We typically discuss the importance of networking in the context of mature individuals ready to take the next step in their business interests; however, I argue that we should be talking more about the importance of networking across generational age-gaps.
To be honest, science has already told us that the human frontal cortex isn’t fully developed until about the age of 26 years old (A good article on that here – Understanding the Teen Brain). Why is it still appropriate to use a young persons’ immaturity or lack of emotional control as an excuse to avoid dealing with them or providing quality mentorship? Given their emotional instability and lack of quality decision making skills, this is the MOST important time to grab a young person by the shoulder and openly guide them in the right direction.
I get it…it’s not always easy dealing with a sometimes irrational or unpredictable young adult, but as mature adults and lifelong educators of the youth (youth who will eventually grow to educate other youth) we should all subscribe to a patient and tactful approach in our dealings with them.
So what do we owe our children and how do we give it to them???
We owe them Openness
The young adults of today crave authenticity and real life experiences. Gone are the days where kids are told to get out the house and be back before the street lights come on. During those times, every day was a unique life experience. Due to various factors, today’s youth have been sheltered and protected by both their parents and readily available social media. Therefore, many of the things that seem common to us are only as real as a video or word of mouth for them. We owe them the openness to share with them “the real” of life and what we do. They will respect you for you honesty and openness, leading to the ability to better communicate with them and the development of a more productive mentor-mentee relationship.
We owe them Altruism
As a function of the development of the young adult brain, we owe them patience and the ability to see the best in them even when it doesn’t always come out right on their end. When dealing with young adults, it should be expected that they will have awkward moments of communication and weird emotional patterns. They are still growing and developing the level of maturity that you expect. As we know in education, your perception of them and their abilities tends to rule supreme over their outcomes.
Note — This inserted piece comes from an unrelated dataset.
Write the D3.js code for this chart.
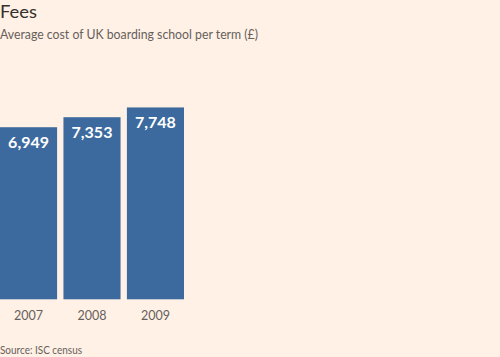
<!DOCTYPE html>
<html><head><meta charset="utf-8">
<script src="https://cdn.jsdelivr.net/npm/d3@7"></script>
<style>html,body{margin:0;padding:0;background:#fff1e5;}svg{display:block;}</style>
</head><body>
<script>
const years = ["2007", "2008", "2009"];
const fees = [6949, 7353, 7748];
const titleText = "Fees";
const subtitleText = "Average cost of UK boarding school per term (£)";
const sourceText = "Source: ISC census";

const W = 500, H = 357;
const svg = d3.select("body").append("svg").attr("width", W).attr("height", H);
svg.append("rect").attr("width", W).attr("height", H).attr("fill", "#fff1e5");

const font = "Lato, 'Open Sans', sans-serif";

svg.append("text").attr("x", 0).attr("y", 18).text(titleText)
  .attr("font-family", font).attr("font-size", 18).attr("fill", "#33302e")
  .attr("textLength", 37).attr("lengthAdjust", "spacingAndGlyphs");
svg.append("text").attr("x", 0).attr("y", 39).text(subtitleText)
  .attr("font-family", font).attr("font-size", 13).attr("fill", "#66605c")
  .attr("textLength", 258).attr("lengthAdjust", "spacingAndGlyphs");
svg.append("text").attr("x", 0).attr("y", 354).text(sourceText)
  .attr("font-family", font).attr("font-size", 10.5).attr("fill", "#66605c")
  .attr("textLength", 82).attr("lengthAdjust", "spacingAndGlyphs");

const x = d3.scaleBand().domain(years).range([0, 184]).paddingInner(0.1).paddingOuter(0);
const y = d3.scaleLinear().domain([0, 8000]).range([299.3, 101.2]);

const data = years.map((yr, i) => ({year: yr, value: fees[i]}));

svg.selectAll("rect.bar").data(data).join("rect").attr("class", "bar")
  .attr("x", d => x(d.year)).attr("width", x.bandwidth())
  .attr("y", d => y(d.value)).attr("height", d => y(0) - y(d.value))
  .attr("fill", "#3c6a9e");

svg.selectAll("text.val").data(data).join("text").attr("class", "val")
  .attr("x", d => x(d.year) + x.bandwidth() / 2)
  .attr("y", d => y(d.value) + 21)
  .attr("text-anchor", "middle")
  .attr("font-family", font).attr("font-weight", "bold").attr("font-size", 16)
  .attr("fill", "#ffffff").text(d => d3.format(",")(d.value));

const xAxis = d3.axisBottom(x).tickSize(0).tickPadding(0);
const gx = svg.append("g").attr("transform", "translate(0,311)").call(xAxis);
gx.select(".domain").remove();
gx.selectAll("text").attr("font-family", font).attr("font-size", 12.5)
  .attr("fill", "#66605c").attr("dy", "0.71em");
</script>
</body></html>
In other words, if you see them as a promising scholar and set your expectations and belief systems to that standard then they too will believe in their ability to reach that standard. To the contrary, if you have low expectations of their abilities then they will also meet those standards. We owe our children the highest standards, a strong belief system, and the patience to help them see it through. We do it for them because we love them and we want to see them be happy in their future endeavors.
We owe them Pro-Bono Mentorship
Too many times, the barrier of entry to establishing a relationship with a good mentor is too high. In a way it feels like you have to make it on your own before people will agree to mentor you. True mentorship outside of academia is dead or dying. We owe our children to bring it back! In the south, we would say something like, “I’m the adult; young people should reach out to ME!” I don’t know who made that up or where it came from, but I think its crap in 2018. Mentorship can be time consuming or burdensome in some ways, but being open and honest about your availability and time commitment can go a long way. Sometimes we get so caught up in our own accomplishments and awards that we expect for everyone to be begging us for our time and attention. To a young adult who is new to networking, slightly socially awkward, and seeking authenticity that type of attitude WILL be extremely off-putting. We own our children a ladder of open mentorship, for free without expecting any sort of gratification in return. Most young adults, especially the ones grinding to make a positive path for themselves, won’t have the resources to buy you lunch or buy a plane ticket to meet you in Aruba or to buy a nice suit for your meeting. Have the patience and understanding to meet them most of the way if they have demonstrated a commitment to learning from you.
The keyword for this article is PATIENCE. We owe our children patience. See the best in our young people and try to understand the worst. We need to open ourselves to them and share with them our life lesson with authenticity. Give them our time and honest mentorship. Every child starts riding a bike with training wheels, but we are putting our young people on two wheel bikes with a push and calling it mentoring.
Honestly…we can do better than that.